WHAT YOU HAVE TO DO:
Take from the listing each line that has the string "with".

MATERIAL SHOWN:
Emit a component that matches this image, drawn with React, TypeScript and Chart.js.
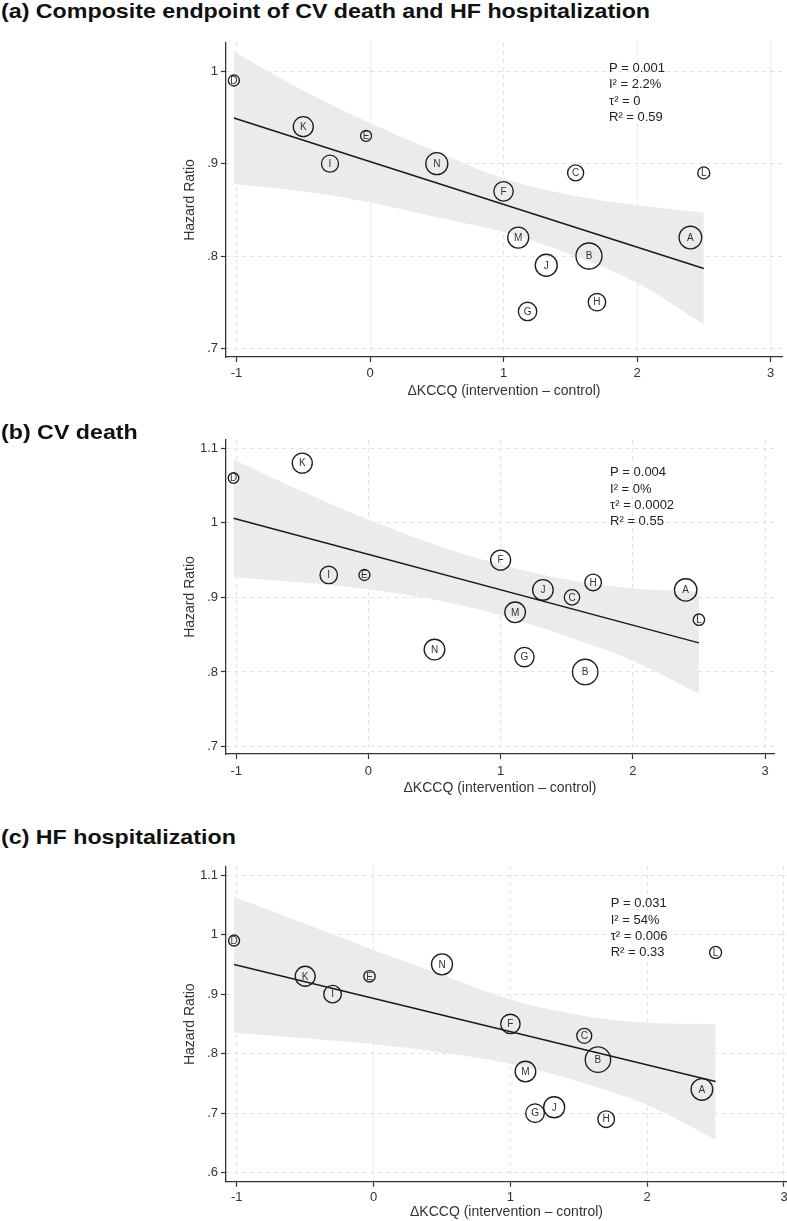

---

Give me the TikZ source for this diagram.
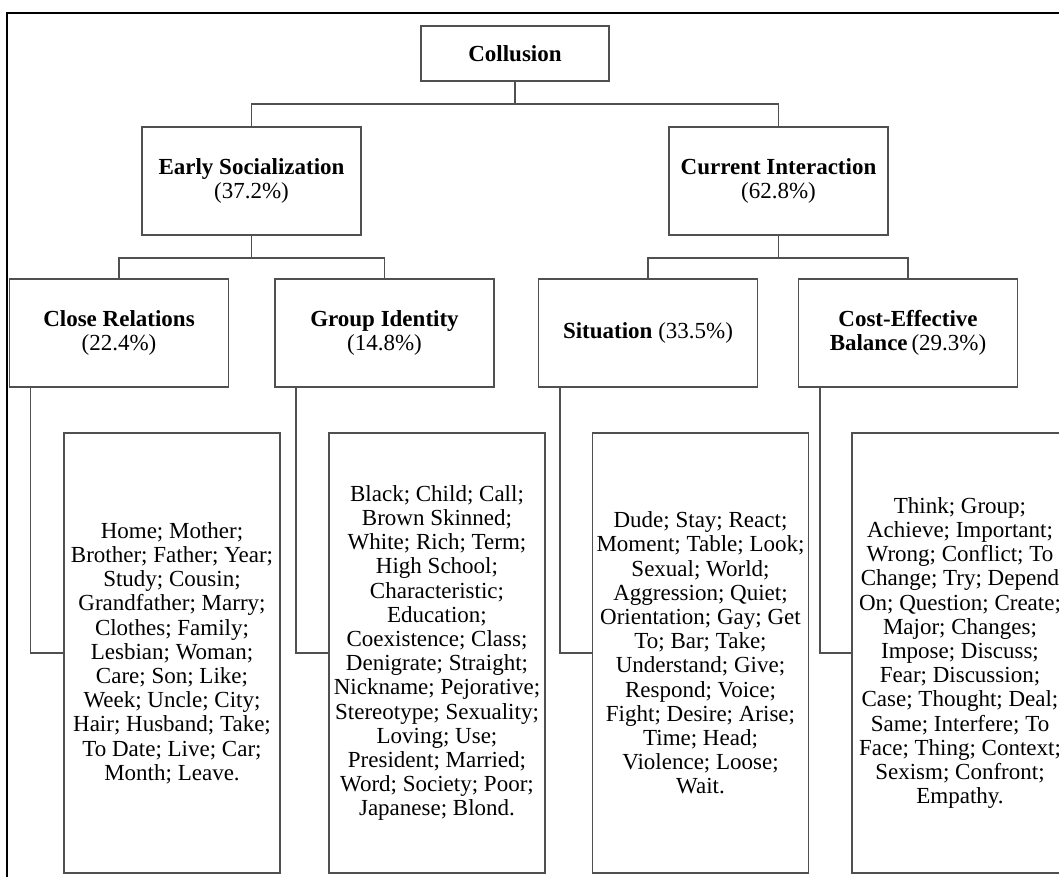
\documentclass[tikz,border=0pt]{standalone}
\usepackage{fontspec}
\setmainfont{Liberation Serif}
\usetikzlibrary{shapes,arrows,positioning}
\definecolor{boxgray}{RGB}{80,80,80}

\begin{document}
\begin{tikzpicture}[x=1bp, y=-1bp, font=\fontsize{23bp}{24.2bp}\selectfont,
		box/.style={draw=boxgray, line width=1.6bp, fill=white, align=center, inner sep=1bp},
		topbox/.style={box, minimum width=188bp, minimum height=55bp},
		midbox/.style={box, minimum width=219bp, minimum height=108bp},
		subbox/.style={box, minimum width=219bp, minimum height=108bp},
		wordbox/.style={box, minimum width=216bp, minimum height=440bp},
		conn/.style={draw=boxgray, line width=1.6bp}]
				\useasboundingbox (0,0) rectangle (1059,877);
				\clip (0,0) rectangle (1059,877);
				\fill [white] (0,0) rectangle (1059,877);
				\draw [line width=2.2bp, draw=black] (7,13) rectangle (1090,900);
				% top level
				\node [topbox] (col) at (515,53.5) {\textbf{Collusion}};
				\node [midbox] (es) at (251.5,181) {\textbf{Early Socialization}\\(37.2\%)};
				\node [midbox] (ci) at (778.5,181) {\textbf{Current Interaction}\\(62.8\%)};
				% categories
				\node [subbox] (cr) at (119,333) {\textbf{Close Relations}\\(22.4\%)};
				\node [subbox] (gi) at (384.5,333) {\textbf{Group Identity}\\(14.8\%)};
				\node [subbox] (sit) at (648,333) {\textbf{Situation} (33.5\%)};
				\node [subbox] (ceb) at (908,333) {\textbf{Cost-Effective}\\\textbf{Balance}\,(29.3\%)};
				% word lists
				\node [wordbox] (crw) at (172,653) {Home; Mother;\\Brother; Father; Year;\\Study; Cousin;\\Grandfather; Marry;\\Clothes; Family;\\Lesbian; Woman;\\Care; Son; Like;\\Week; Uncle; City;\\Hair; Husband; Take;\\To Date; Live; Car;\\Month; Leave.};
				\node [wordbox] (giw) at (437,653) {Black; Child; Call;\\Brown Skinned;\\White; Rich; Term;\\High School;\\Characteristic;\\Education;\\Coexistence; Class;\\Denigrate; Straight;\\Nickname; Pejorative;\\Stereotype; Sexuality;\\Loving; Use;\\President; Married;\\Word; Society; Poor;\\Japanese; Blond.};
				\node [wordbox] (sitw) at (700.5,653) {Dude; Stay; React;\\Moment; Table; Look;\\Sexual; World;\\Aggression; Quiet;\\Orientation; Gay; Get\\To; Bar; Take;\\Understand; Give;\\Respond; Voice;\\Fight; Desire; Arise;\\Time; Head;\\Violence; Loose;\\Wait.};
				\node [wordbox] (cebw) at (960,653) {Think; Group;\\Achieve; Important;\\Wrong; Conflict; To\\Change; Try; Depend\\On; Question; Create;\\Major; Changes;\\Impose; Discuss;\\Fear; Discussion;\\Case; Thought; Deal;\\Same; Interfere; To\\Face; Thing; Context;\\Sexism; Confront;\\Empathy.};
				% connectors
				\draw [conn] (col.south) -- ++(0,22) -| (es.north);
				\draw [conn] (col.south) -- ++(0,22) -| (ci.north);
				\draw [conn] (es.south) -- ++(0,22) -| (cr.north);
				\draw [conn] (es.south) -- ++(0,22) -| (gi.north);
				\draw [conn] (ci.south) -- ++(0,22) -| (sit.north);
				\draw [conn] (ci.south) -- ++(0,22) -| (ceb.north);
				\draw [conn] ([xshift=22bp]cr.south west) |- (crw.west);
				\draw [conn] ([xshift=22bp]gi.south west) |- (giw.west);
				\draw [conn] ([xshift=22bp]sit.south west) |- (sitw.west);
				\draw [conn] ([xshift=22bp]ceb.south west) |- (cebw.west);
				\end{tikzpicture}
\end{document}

==

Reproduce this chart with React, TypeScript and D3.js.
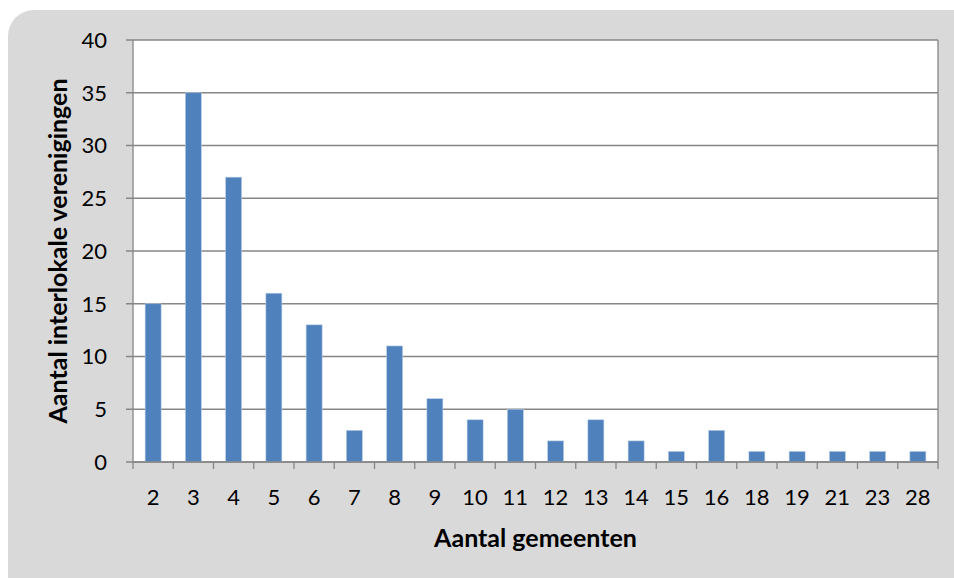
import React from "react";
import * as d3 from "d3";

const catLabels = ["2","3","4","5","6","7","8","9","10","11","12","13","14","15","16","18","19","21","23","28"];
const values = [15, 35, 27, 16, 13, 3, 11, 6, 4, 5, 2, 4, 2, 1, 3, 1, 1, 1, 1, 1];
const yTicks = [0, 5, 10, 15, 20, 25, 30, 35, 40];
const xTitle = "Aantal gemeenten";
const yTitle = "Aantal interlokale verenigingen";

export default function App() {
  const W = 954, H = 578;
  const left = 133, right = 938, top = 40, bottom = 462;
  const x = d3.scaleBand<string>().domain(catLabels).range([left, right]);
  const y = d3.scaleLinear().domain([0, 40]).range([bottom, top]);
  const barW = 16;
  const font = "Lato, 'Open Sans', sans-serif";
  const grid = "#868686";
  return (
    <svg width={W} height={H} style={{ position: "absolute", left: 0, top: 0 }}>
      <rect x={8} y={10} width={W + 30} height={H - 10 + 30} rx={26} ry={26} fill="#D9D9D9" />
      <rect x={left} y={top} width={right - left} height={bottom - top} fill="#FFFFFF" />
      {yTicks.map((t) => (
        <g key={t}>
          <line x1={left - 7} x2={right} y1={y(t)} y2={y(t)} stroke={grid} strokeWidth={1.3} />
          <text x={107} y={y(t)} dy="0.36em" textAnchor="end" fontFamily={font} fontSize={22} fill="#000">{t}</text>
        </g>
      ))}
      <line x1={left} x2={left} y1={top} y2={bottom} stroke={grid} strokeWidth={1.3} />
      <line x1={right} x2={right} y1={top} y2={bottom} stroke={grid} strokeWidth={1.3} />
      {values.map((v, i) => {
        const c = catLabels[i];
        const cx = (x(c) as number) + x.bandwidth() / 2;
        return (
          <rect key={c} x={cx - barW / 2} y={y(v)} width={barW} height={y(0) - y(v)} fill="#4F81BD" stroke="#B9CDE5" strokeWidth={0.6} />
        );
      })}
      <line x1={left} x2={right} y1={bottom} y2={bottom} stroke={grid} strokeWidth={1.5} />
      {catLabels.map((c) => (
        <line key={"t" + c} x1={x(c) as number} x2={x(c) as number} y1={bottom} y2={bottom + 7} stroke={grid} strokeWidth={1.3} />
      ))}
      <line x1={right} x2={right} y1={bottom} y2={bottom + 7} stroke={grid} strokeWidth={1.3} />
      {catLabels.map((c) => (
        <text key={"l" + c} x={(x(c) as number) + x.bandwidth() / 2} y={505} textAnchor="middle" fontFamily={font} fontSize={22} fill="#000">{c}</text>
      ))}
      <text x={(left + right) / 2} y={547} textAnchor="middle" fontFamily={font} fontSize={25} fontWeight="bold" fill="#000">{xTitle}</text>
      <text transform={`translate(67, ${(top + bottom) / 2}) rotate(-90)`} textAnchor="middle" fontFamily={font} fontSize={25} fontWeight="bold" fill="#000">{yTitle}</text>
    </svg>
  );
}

THE OUTPUT:
Emit a component that matches this image, drawn with React, TypeScript and Chart.js.
Reproduce this chart with React, TypeScript and D3.js.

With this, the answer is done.